MEXICO CITY -- A tire explosion, not a bomb, caused a Mexicana Airlines jetliner to crash in March, killing 166 people in the worst disaster in Mexican aviation history, the Communications Ministry said Thursday.
A report by the Aviation Accident Commission since the March 31 accident said the wings and body of the Boeing 727 began breaking up at 15,000 feet altitude as the pilot fought to maintain control of the craft while all his control systems disintegrated, the official news agency Notimex said.
Within minutes after the emergency began, the tail of the plane with the three engines broke off and crashed on a hill, while the main body of the aircraft smashed into a deep ravine, Notimex said.
The official report, which will be shared with civil aeronautics agencies around the world, said evidence showed one of the rear tires exploded after the landing gear had been retracted because of the 'overheating of the middle part of the wheel.'
'The explosion of a wheel in flight is not a frequent incident but it has occurred in other parts of the world and even in Mexico,' the report said, adding that other times 'the consequences were not as fatal.'
Mexicana Airlines flight 940 to Los Angeles, with stopovers in Puerto Vallarta and Mazatlan, exploded and crashed 14 minutes after takeoff from the Mexico City airport, killing all aboard, including 158 passengers and eight crew members.
Pilots had originally blamed the crash on a bomb, but the Communications Ministry report said there were no signs of any explosive in the wreckage.
'The examinations carried out by experts ... convincingly demonstrated there is no evidence of the presence of any explosive devices,' the report said.
The plane crashed in the rugged Sierra Madre mountans near the mining town of Maravatio, 80 miles west of Mexico City.
'The explosion of the tire provoked the rupture of different tubes, principally in the fuel, hydraulic, electricity and air ventilation systems,' the report said.
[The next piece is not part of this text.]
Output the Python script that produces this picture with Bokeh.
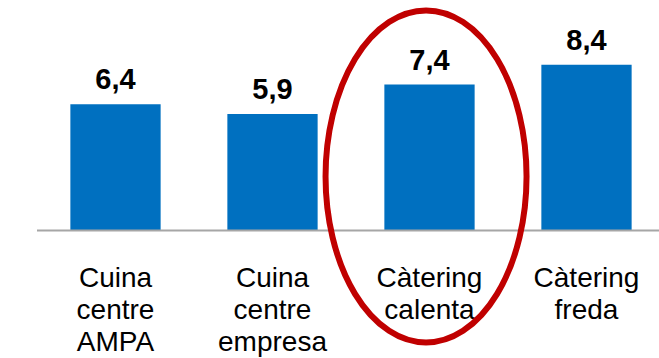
from bokeh.plotting import figure
from bokeh.models import Range1d, ColumnDataSource
from bokeh.core.properties import value
from bokeh.embed import file_html
from bokeh.resources import INLINE

categories = ["Cuina\ncentre\nAMPA", "Cuina\ncentre\nempresa", "Càtering\ncalenta", "Càtering\nfreda"]
values = [6.4, 5.9, 7.4, 8.4]
value_labels = ["6,4", "5,9", "7,4", "8,4"]
highlight_index = 2

xs = list(range(len(categories)))

W, H = 659, 358
p = figure(width=W, height=H, output_backend="svg", toolbar_location=None,
           x_range=Range1d(-0.7325, 3.465), y_range=Range1d(-6.49, 11.66),
           min_border=0, outline_line_color=None, background_fill_color="white",
           border_fill_color="white")
p.axis.visible = False
p.grid.visible = False

src = ColumnDataSource(dict(x=xs, top=values, lab=value_labels, cat=categories))

p.vbar(x="x", top="top", bottom=0, width=0.575, source=src,
       fill_color="#0070C0", line_color=None)

# baseline axis
p.segment(x0=[-0.5], y0=[0], x1=[3.6], y1=[0], line_color="#A6A6A6", line_width=2)

# value labels
p.text(x="x", y="top", text="lab", source=src, text_align="center",
       text_baseline="alphabetic", y_offset=-25,
       text_font=value("Liberation Sans"), text_font_style="bold",
       text_font_size="29px", text_color="black")

# category labels
p.text(x="x", y=0, text="cat", source=src, text_align="center",
       text_baseline="top", y_offset=32, text_line_height=1.02,
       text_font=value("Liberation Sans"), text_font_size="28px",
       text_color="black")

# highlight ellipse
p.ellipse(x=[xs[highlight_index] - 0.022], y=[2.74], width=201, height=332,
          width_units="screen", height_units="screen",
          fill_color=None, line_color="#C00000", line_width=6)

open("out.html", "w").write(file_html(p, INLINE))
'The fire produced by the explosion of the tire was whipped by wind that entered with great force because of the plane's velocity, making the plane lose power,' it said.
The report said the intense heat melted the rear fuselage under the tail of the aircraft.'
The report said the blowout may have been caused by a defect in the tire, overheating or damage sustained during takeoff or landing.
The commission has ordered Mexicana airlines to establish preventive maintenance in the inspection and upkeep of landing gear of all Boeing 727 of the type that crashed.